Hunt has been actively involved for years in efforts to re-lease and then redevelop the tower, and is currently working with at least one potential buyer. He rejected the contention that the building is outmoded, and suggested that demolition would just lead to “a new hole in a prime location” that would have to be redeveloped in the future, likely still with “enormous subsidies in one form or another.”

Williams also rejected Ciminelli’s argument that reusing the tower could damage the market, or that anyone would need “massive” government help to do so. And he said there would likely still be some kind of high-rise structure built at the site even after demolition, because “there’s not infinite real estate in downtown Buffalo, and that is really the center of what’s going on.”

“The market is continually looking for new and better space,” he said. “The older space has to be rehabilitated and rebuilt, or it would be vacated.”

Instead of a full demolition, Williams suggested that a new owner could take off just the top 10 floors of the tower, gut the interior to its shell, remove the windows and pre-cast infill around them for eventual replacement, and install an exterior glass elevator on the outside of the building to enhance its appearance. That could probably be done for about $22 million, he said, followed by the interior renovation.

“If you did that tower right, and you did the exterior elevator, it would be the nicest condominium structure in downtown,” he said.

Built in 1972 as the headquarters for Marine Midland Bank – now HSBC Bank USA – One Seneca is the tallest privately-owned building in upstate New York, dominating the Buffalo skyline with its tan cement edifice.

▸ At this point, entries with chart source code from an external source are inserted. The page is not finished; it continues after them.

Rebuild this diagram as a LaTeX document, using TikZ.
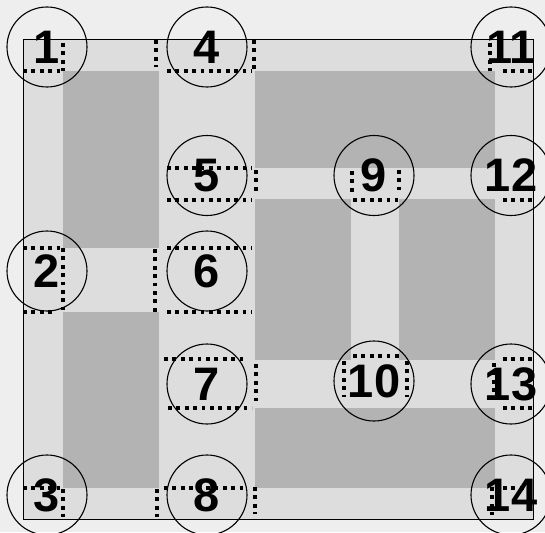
\documentclass[tikz,border=0pt]{standalone}
\usepackage{fontspec}
\setmainfont{Liberation Sans}
\definecolor{bggray}{gray}{0.933}
\definecolor{lightcell}{gray}{0.867}
\definecolor{darkcell}{gray}{0.702}
\tikzset{
  dotline/.style={line width=3.8pt, dash pattern=on 3.8pt off 4.6pt},
  lab/.style={circle, draw, line width=1.1pt, minimum size=80pt, inner sep=0pt,
    font=\bfseries\fontsize{47}{47}\selectfont},
  darkblock/.style={fill=darkcell},
}
\begin{document}
\begin{tikzpicture}[x=1pt,y=-1pt]
\useasboundingbox (0,0) rectangle (545,532);
\fill[bggray] (0,0) rectangle (545,532);
% light interior
\fill[lightcell] (23,39) rectangle (533,519);
% dark blocks
\fill[darkblock] (63,71) rectangle (159,248);
\fill[darkblock] (63,312) rectangle (159,488);
\fill[darkblock] (255,71) rectangle (495,168);
\fill[darkblock] (255,199) rectangle (351,360);
\fill[darkblock] (399,199) rectangle (495,360);
\fill[darkblock] (255,408) rectangle (495,488);
% outer border
\draw[line width=0.9pt] (23,39) rectangle (533,519);
% dotted lines
% node 1
\draw[dotline] (23,71) -- (63,71);
\draw[dotline] (63,43) -- (63,71);
% node 4
\draw[dotline] (156,40) -- (156,67);
\draw[dotline] (167,71) -- (252,71);
\draw[dotline] (254,40) -- (254,70);
% node 11
\draw[dotline] (490,43) -- (490,71);
\draw[dotline] (503,71) -- (532,71);
% node 5
\draw[dotline] (167,168) -- (252,168);
\draw[dotline] (167,200) -- (252,200);
\draw[dotline] (256,170) -- (256,191);
% node 9
\draw[dotline] (352,171) -- (352,192);
\draw[dotline] (399,170) -- (399,190);
\draw[dotline] (353,200) -- (398,200);
% node 12
\draw[dotline] (497,170) -- (497,192);
\draw[dotline] (503,200) -- (532,200);
% node 2
\draw[dotline] (23,248) -- (63,248);
\draw[dotline] (63,248) -- (63,310);
\draw[dotline] (23,312) -- (55,312);
\draw[dotline] (155,249) -- (155,312);
% node 6
\draw[dotline] (167,248) -- (252,248);
\draw[dotline] (167,312) -- (252,312);
% node 7
\draw[dotline] (164,359) -- (247,359);
\draw[dotline] (168,408) -- (252,408);
\draw[dotline] (256,364) -- (256,401);
% node 10
\draw[dotline] (353,356) -- (400,356);
\draw[dotline] (344,361) -- (344,397);
\draw[dotline] (407,361) -- (407,397);
% node 13
\draw[dotline] (503,359) -- (532,359);
\draw[dotline] (494,363) -- (494,400);
\draw[dotline] (503,408) -- (532,408);
% node 3
\draw[dotline] (23,488) -- (63,488);
\draw[dotline] (63,489) -- (63,517);
% node 8
\draw[dotline] (157,489) -- (157,517);
\draw[dotline] (164,488) -- (247,488);
\draw[dotline] (255,487) -- (255,514);
% node 14
\draw[dotline] (492,487) -- (492,515);
\draw[dotline] (503,488) -- (532,488);
% circled labels
\node[lab] (n1) at (47,47) {1};
\node[lab] (n4) at (207,47) {4};
\node[lab] (n11) at (511,47) {11};
\node[lab] (n5) at (207,175.5) {5};
\node[lab] (n9) at (374,175.5) {9};
\node[lab] (n12) at (511,175.5) {12};
\node[lab] (n2) at (47,271) {2};
\node[lab] (n6) at (207,271) {6};
\node[lab] (n7) at (207,384) {7};
\node[lab] (n10) at (374,381) {10};
\node[lab] (n13) at (511,384) {13};
\node[lab] (n3) at (47,495) {3};
\node[lab] (n8) at (207,495) {8};
\node[lab] (n14) at (511,495) {14};
\end{tikzpicture}
\end{document}
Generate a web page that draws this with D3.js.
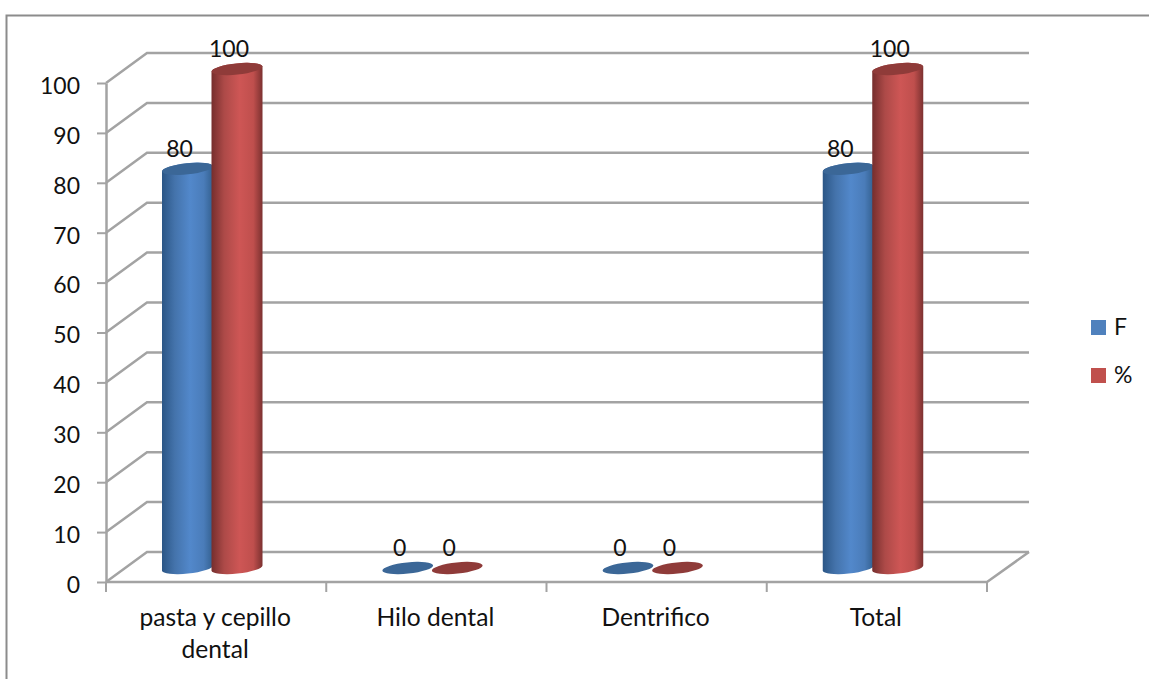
<!DOCTYPE html>
<html>
<head>
<meta charset="utf-8">
<script src="https://cdn.jsdelivr.net/npm/d3@7"></script>
<style>
  html, body { margin: 0; padding: 0; background: #fff; }
  svg { display: block; }
  text { font-family: Lato, "Open Sans", sans-serif; fill: #111; }
</style>
</head>
<body>
<div id="chart"></div>
<script>
var svgWidth = 1149;
var svgHeight = 679;

var categories = [["pasta y cepillo", "dental"], ["Hilo dental"], ["Dentrifico"], ["Total"]];
var seriesNames = ["F", "%"];
var seriesF = [80, 0, 0, 80];
var seriesPct = [100, 0, 0, 100];
var yTicks = [0, 10, 20, 30, 40, 50, 60, 70, 80, 90, 100];

var colors = {
  "F": { side: ["#2b5686", "#4473ab", "#5288cb", "#4a7cb9", "#33608f"], top: "#3b6797", key: "#4f81bd" },
  "%": { side: ["#762e2d", "#ad4a48", "#ce5655", "#bf4f4d", "#7c3130"], top: "#8f3b39", key: "#c0504d" }
};

var left = 106, right = 987, floorY = 582, topY = 83;
var wallDx = 41, wallDy = -30;   // depth of the box
var barDy = -14;                 // cylinders stand half way into the box
var barOffset = 56, barWidth = 50;
var gridColor = "#a3a3a3";

var svg = d3.select("#chart")
  .append("svg")
  .attr("width", svgWidth)
  .attr("height", svgHeight);

var x = d3.scaleBand()
  .domain(d3.range(categories.length))
  .range([left, right]);

var y = d3.scaleLinear()
  .domain([0, 100])
  .range([floorY, topY]);

// outer frame, only top and left edges show
svg.append("path")
  .attr("d", "M6.5,679V15.5H1149")
  .attr("fill", "none")
  .attr("stroke", "#8c8c8c")
  .attr("stroke-width", 2);

var defs = svg.append("defs");
seriesNames.forEach(function(name, s) {
  var grad = defs.append("linearGradient")
    .attr("id", "cyl" + s)
    .attr("x1", 0).attr("x2", 1).attr("y1", 0).attr("y2", 0);
  [0, 0.25, 0.55, 0.82, 1].forEach(function(o, i) {
    grad.append("stop").attr("offset", o).attr("stop-color", colors[name].side[i]);
  });
});

// back wall and side wall grid
var grid = svg.append("g")
  .attr("fill", "none")
  .attr("stroke", gridColor)
  .attr("stroke-width", 2.5);

grid.selectAll(".back")
  .data(yTicks)
  .enter()
  .append("path")
  .attr("d", function(d) {
    return "M" + left + "," + y(d) + "L" + (left + wallDx) + "," + (y(d) + wallDy) + "H" + (right + wallDx + 1);
  });

// floor
grid.append("path")
  .attr("d", "M" + left + "," + floorY + "H" + right + "L" + (right + wallDx + 1) + "," + (floorY + wallDy));

// y axis
var yAxis = d3.axisLeft(y)
  .tickValues(yTicks)
  .tickSize(9)
  .tickPadding(17)
  .tickSizeOuter(0);

var yG = svg.append("g")
  .attr("transform", "translate(" + left + ",0)")
  .call(yAxis);
yG.select(".domain").attr("stroke", gridColor).attr("stroke-width", 2.5);
yG.selectAll(".tick line").attr("stroke", gridColor).attr("stroke-width", 2);
yG.selectAll(".tick text")
  .attr("font-size", 23)
  .attr("dy", "0.45em")
  .style("font-family", "Lato, sans-serif")
  .attr("fill", "#111");

// x axis tick marks sit on the band edges
svg.append("g")
  .selectAll("line")
  .data(d3.range(categories.length + 1))
  .enter()
  .append("line")
  .attr("x1", function(d) { return left + d * x.step(); })
  .attr("x2", function(d) { return left + d * x.step(); })
  .attr("y1", floorY)
  .attr("y2", floorY + 10)
  .attr("stroke", gridColor)
  .attr("stroke-width", 2);

// category labels, one text line per row
var catLabels = svg.append("g")
  .selectAll("text")
  .data(categories)
  .enter()
  .append("text")
  .attr("text-anchor", "middle")
  .attr("font-size", 24.6);

catLabels.each(function(lines, i) {
  d3.select(this).selectAll("tspan")
    .data(lines)
    .enter()
    .append("tspan")
    .attr("x", x(i) + x.bandwidth() / 2 - 1)
    .attr("y", function(d, j) { return 626 + j * 32; })
    .text(function(d) { return d; });
});

// cylinder outline; ends are ellipses tilted by the chart's perspective
var rx = barWidth / 2 + 0.5, ry = 5.6, tilt = -6;
var endDy = Math.sin(tilt * Math.PI / 180) * rx;

function cylinderPath(x0, value) {
  var x1 = x0 + barWidth + 1;
  var yb = y(0) + barDy, yt = y(value) + barDy;
  return "M" + x0 + "," + (yt - endDy) +
    "L" + x0 + "," + (yb - endDy) +
    "A" + rx + "," + ry + "," + tilt + ",0,0," + x1 + "," + (yb + endDy) +
    "L" + x1 + "," + (yt + endDy) +
    "A" + rx + "," + ry + "," + tilt + ",0,0," + x0 + "," + (yt - endDy) + "Z";
}

var seriesValues = [seriesF, seriesPct];

categories.forEach(function(c, i) {
  seriesValues.forEach(function(values, s) {
    var name = seriesNames[s];
    var x0 = x(i) + barOffset + s * (barWidth - 0.5);
    var v = values[i];

    if (v > 0) {
      svg.append("path")
        .attr("d", cylinderPath(x0, v))
        .attr("fill", "url(#cyl" + s + ")");
    }

    svg.append("ellipse")
      .attr("cx", x0 + rx)
      .attr("cy", y(v) + barDy)
      .attr("rx", rx)
      .attr("ry", ry)
      .attr("transform", "rotate(" + tilt + "," + (x0 + rx) + "," + (y(v) + barDy) + ")")
      .attr("fill", colors[name].top);

    svg.append("text")
      .attr("x", x0 + rx - 8)
      .attr("y", y(v) + barDy - 12)
      .attr("text-anchor", "middle")
      .attr("font-size", 23)
      .text(v);
  });
});

// legend
var legend = svg.append("g")
  .selectAll("g")
  .data(seriesNames)
  .enter()
  .append("g")
  .attr("transform", function(d, i) { return "translate(1091," + (320 + i * 48) + ")"; });

legend.append("rect")
  .attr("width", 15)
  .attr("height", 15)
  .attr("fill", function(d) { return colors[d].key; });

legend.append("text")
  .attr("x", 23)
  .attr("y", 15)
  .attr("font-size", 23)
  .text(function(d) { return d; });
</script>
</body>
</html>
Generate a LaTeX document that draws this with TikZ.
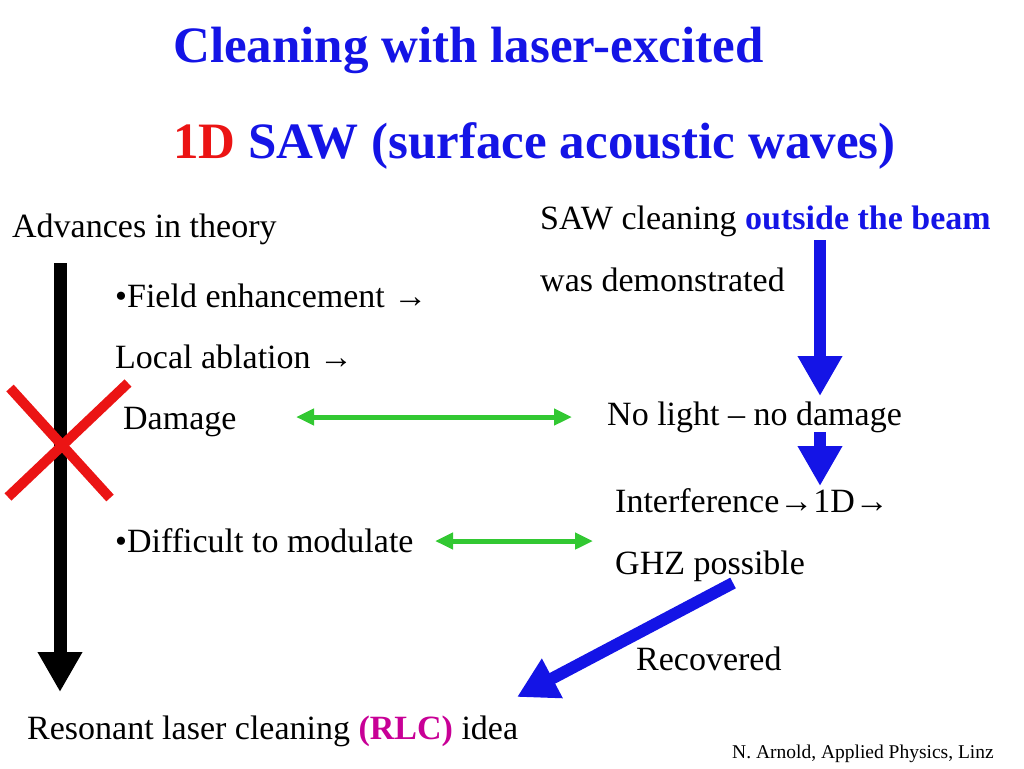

But its future has been in doubt since its two largest tenants, HSBC and law firm Phillips Lytle LLP, decamped for new office space just down the street in late 2013. Together with the prior closing of the Canadian consulate, that left the tower 95 percent empty in a matter of months, prompting the loan servicer at the time to foreclose on the $91 million loan.

Miami Beach-based LNR Partners, which now represents the bondholders that own the mortgage, finally took possession of the tower through an auction in October 2015, adding the five-story parking ramp across Washington Street in March 2016. The firm has been trying unsuccessfully to unload them to a new buyer, but no local developer or investor has expressed interest.

“Because it’s so controversial, no tenants will even consider going in there because they don’t know who the landlord will be,” Ciminelli said. “But in the long-run, it’s still out there.”